Given problem |
From the first line of the listing below, retype each line up to and including the one with "plt.rcParams['font.family'] = ['Noto"; pictures stay out.
## Start
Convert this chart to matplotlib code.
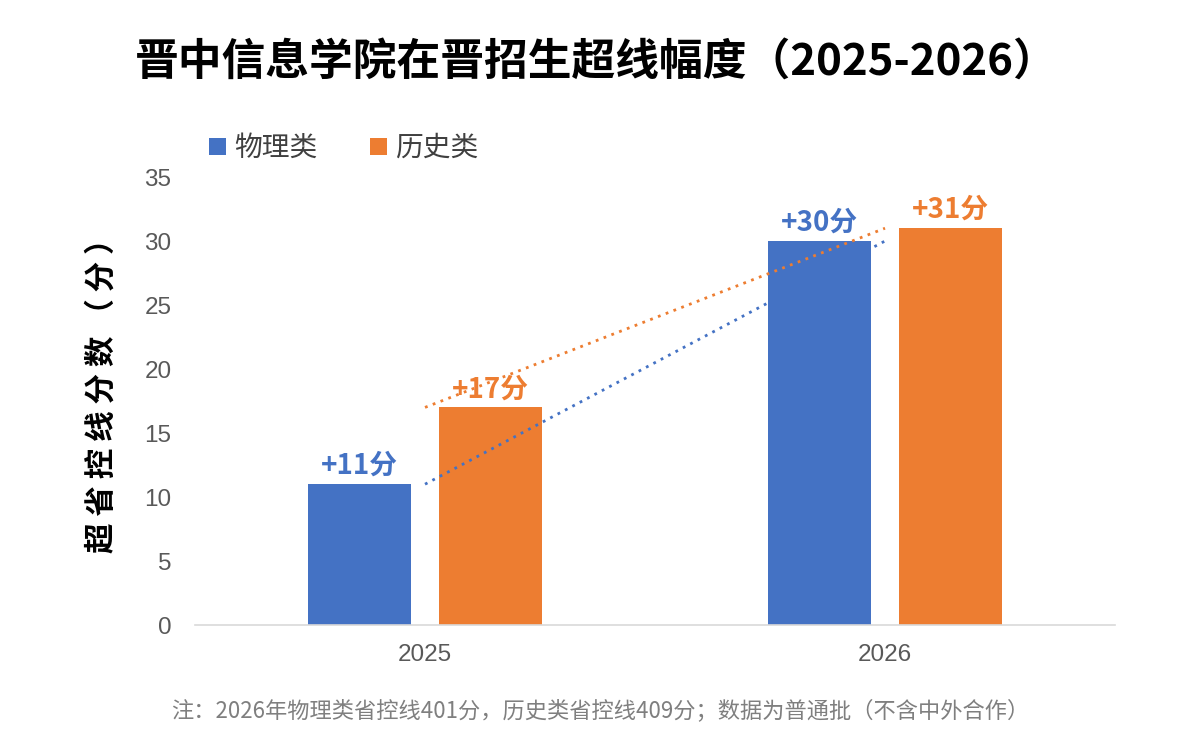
import matplotlib
matplotlib.use('Agg')
import matplotlib.pyplot as plt
import numpy as np

plt.rcParams['font.family'] = ['Noto Sans CJK SC', 'DejaVu Sans']

years = ['2025', '2026']
series_names = ['物理类', '历史类']
physics = [11, 30]
history = [17, 31]
labels_physics = ['+11分', '+30分']
labels_history = ['+17分', '+31分']

title = '晋中信息学院在晋招生超线幅度（2025-2026）'
ylabel = '超 省 控 线 分 数 （ 分 ）'
note = '注：2026年物理类省控线401分，历史类省控线409分；数据为普通批（不含中外合作）'

BLUE = '#4472C4'
ORANGE = '#ED7D31'

fig = plt.figure(figsize=(12, 7.4), dpi=100)
ax = fig.add_axes([0.1625, 0.1554, 0.7667, 0.6054])

x = np.arange(len(years))
w = 0.224
off = 0.142
b1 = ax.bar(x - off, physics, w, color=BLUE, label=series_names[0], zorder=2)
b2 = ax.bar(x + off, history, w, color=ORANGE, label=series_names[1], zorder=2)

# dotted trend lines between category centres
ax.plot(x, physics, linestyle=(0, (1, 2)), color=BLUE, lw=2, zorder=3)
ax.plot(x, history, linestyle=(0, (1, 2)), color=ORANGE, lw=2, zorder=3)

for bars, labs, c in [(b1, labels_physics, BLUE), (b2, labels_history, ORANGE)]:
    for rect, lab in zip(bars, labs):
        ax.annotate(lab, (rect.get_x() + rect.get_width() / 2, rect.get_height()),
                    xytext=(0, 3), textcoords='offset points', ha='center', va='bottom',
                    fontsize=20, fontweight='bold', color=c, zorder=4)

ax.set_xlim(-0.5, 1.5)
ax.set_ylim(0, 35)
ax.set_yticks(range(0, 36, 5))
ax.set_xticks(x)
ax.set_xticklabels(years)
ax.tick_params(axis='both', length=0, labelsize=17.5, labelcolor='#595959')
ax.tick_params(axis='y', pad=17)
ax.tick_params(axis='x', pad=14)
for lab in ax.get_xticklabels() + ax.get_yticklabels():
    lab.set_family(['Liberation Sans', 'DejaVu Sans'])
for s in ['top', 'right', 'left']:
    ax.spines[s].set_visible(False)
ax.spines['bottom'].set_color('#D9D9D9')
ax.spines['bottom'].set_linewidth(1.2)

fig.text(0.497, 0.916, title, ha='center', va='center', fontsize=31.5, fontweight='bold', color='black')
fig.text(0.085, 0.475, ylabel, ha='center', va='center', rotation=90, fontsize=22,
         fontweight='bold', color='black')
fig.text(0.5, 0.04, note, ha='center', va='center', fontsize=16, color='#7F7F7F')

ax.legend(loc='lower left', bbox_to_anchor=(0.0, 1.0), ncol=2, frameon=False,
          fontsize=20, handlelength=0.6, handleheight=0.6, handletextpad=0.3,
          columnspacing=1.9, labelcolor='#404040', borderaxespad=0.1)

fig.savefig('out.png', dpi=100)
## End
Worked solution |
Convert this chart to matplotlib code.
import matplotlib
matplotlib.use('Agg')
import matplotlib.pyplot as plt
import numpy as np

plt.rcParams['font.family'] = ['Noto Sans CJK SC', 'DejaVu Sans']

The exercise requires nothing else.